The problem now may be that stocks have simply run up too far, too fast, some analysts argue. The average S&P; 500 stock closed at an all-time high on Dec. 31 and is priced at 21 times its estimated 1991 earnings per share and 16 times the earnings estimated by Wall Street analysts for 1992.

Those price-to-earnings figures are near the high end of their historical scale. That doesn't mean stocks can't rise further. But the numbers suggest that there is little room for error: If a &L; recovery doesn't arrive and corporate profits don't rebound (they've been falling for more than two years), stocks are vulnerable.

At best, veteran money managers see a stock market return in 1992 that is much closer to historical averages: 7 percent to 10 percent a year. But that may still beat most of the alternatives.

* Bonds: Bond investors have a three-year winning streak going and a good shot at continuing that streak in 1992, experts say. High-yield corporate junk bonds performed best in 1991, scoring a total return of nearly 35 percent. The bonds had slumped in 1990 on recession worries.

Meanwhile, investors earned double-digit returns last year in most bond categories, from Treasuries to high-quality corporate issues to tax-exempt municipals.

Besides interest earnings of 6 percent to 9 percent on most bonds, investors earned a bonus: Their bonds appreciated in value as market interest rates fell. The yield on 30-year Treasury bonds finished the year at 7.39 percent, down from 8.24 percent one year ago.

For 1992, many bond experts see somewhat lower total returns. You'll still take home your interest, but the sharp appreciation in bond values is probably over unless market interest rates fall much more dramatically.

For bond investors who bought into the market last year, the best advice may be just to stay put and enjoy your high yields, says Bud Hoops, who manages the bond portion of the $335 million Twentieth Century Balanced mutual fund in Kansas City, Mo.
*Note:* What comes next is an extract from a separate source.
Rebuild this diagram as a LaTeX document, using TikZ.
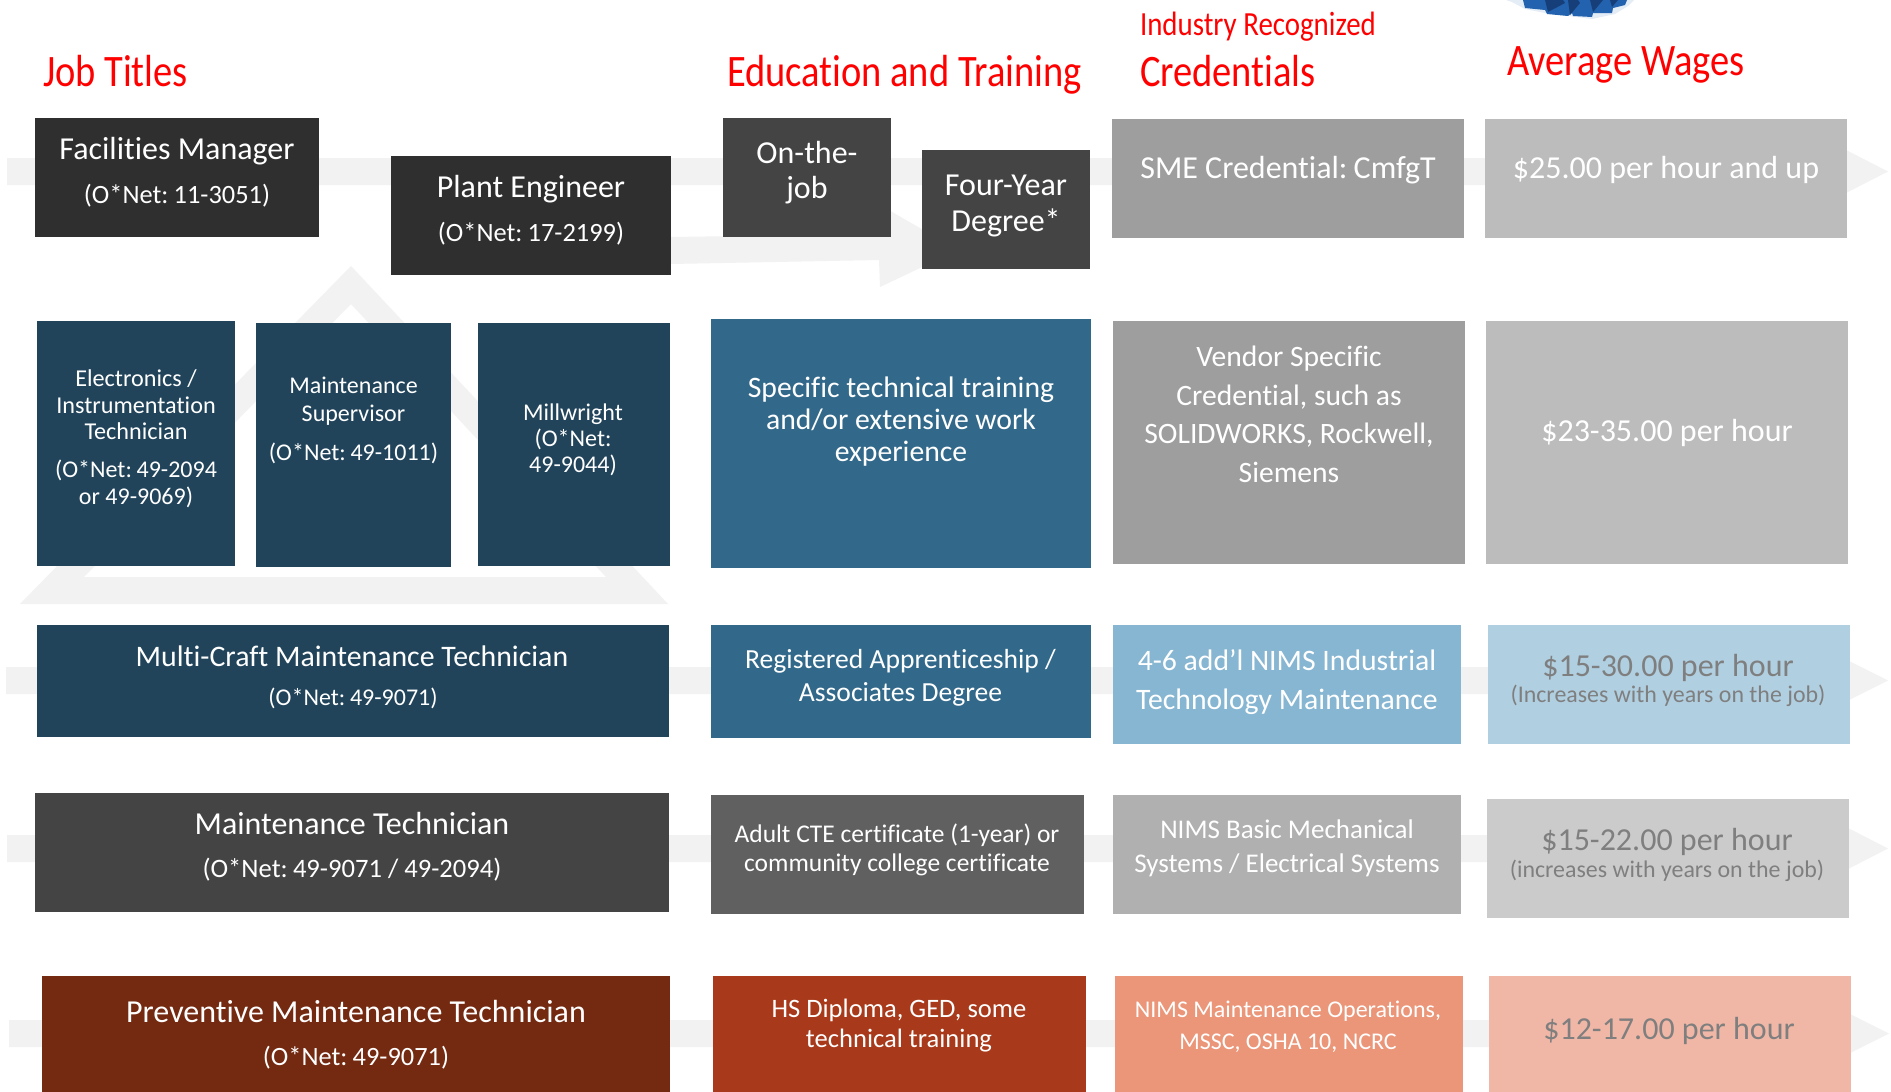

For new investors, the sharp decline in yields already means "it's getting long in the game" to over-commit to long-term bonds.

For bigger risk-takers, bond manager William H. Gross at Pacific Investment Management in Newport Beach, Calif., suggests looking to mutual funds that own foreign bonds, which typically pay higher yields than U.S. bonds.

* Cash: If you kept your money in bank certificates of deposit or money-market funds last year, the best you can say is that you beat inflation. Barely.

The Federal Reserve's campaign to slash short-term interest rates -- an attempt to jump-start the economy -- has left three-month Treasury bills yielding less than 4 percent today, down from 6.5 percent a year ago. In 1991, the average money-market mutual fund yielded 5.7 percent. In 1992, prospects aren't much better.

* Gold and silver: The price of gold fell 1.8 percent in 1989, 2.1 percent in 1990 and 10.2 percent in 1991, to end the year at $354.10 an ounce. That's a sorry record by any stretch of the imagination. Silver and platinum have fared even worse.

Investors bet on gold when they bet on inflation growing. Unfortunately for the gold bugs, all arguments for higher inflation have failed to hold water.

In 1992, chances of a bad inflation surprise are even lower because inflation typically declines in the first full year of an economic recovery.

What's more, the traditional flight to gold in times of world turmoil also has waned in recent years. The bottom line: Gold used to be an insurance policy, but now it's little more than another speculative investment.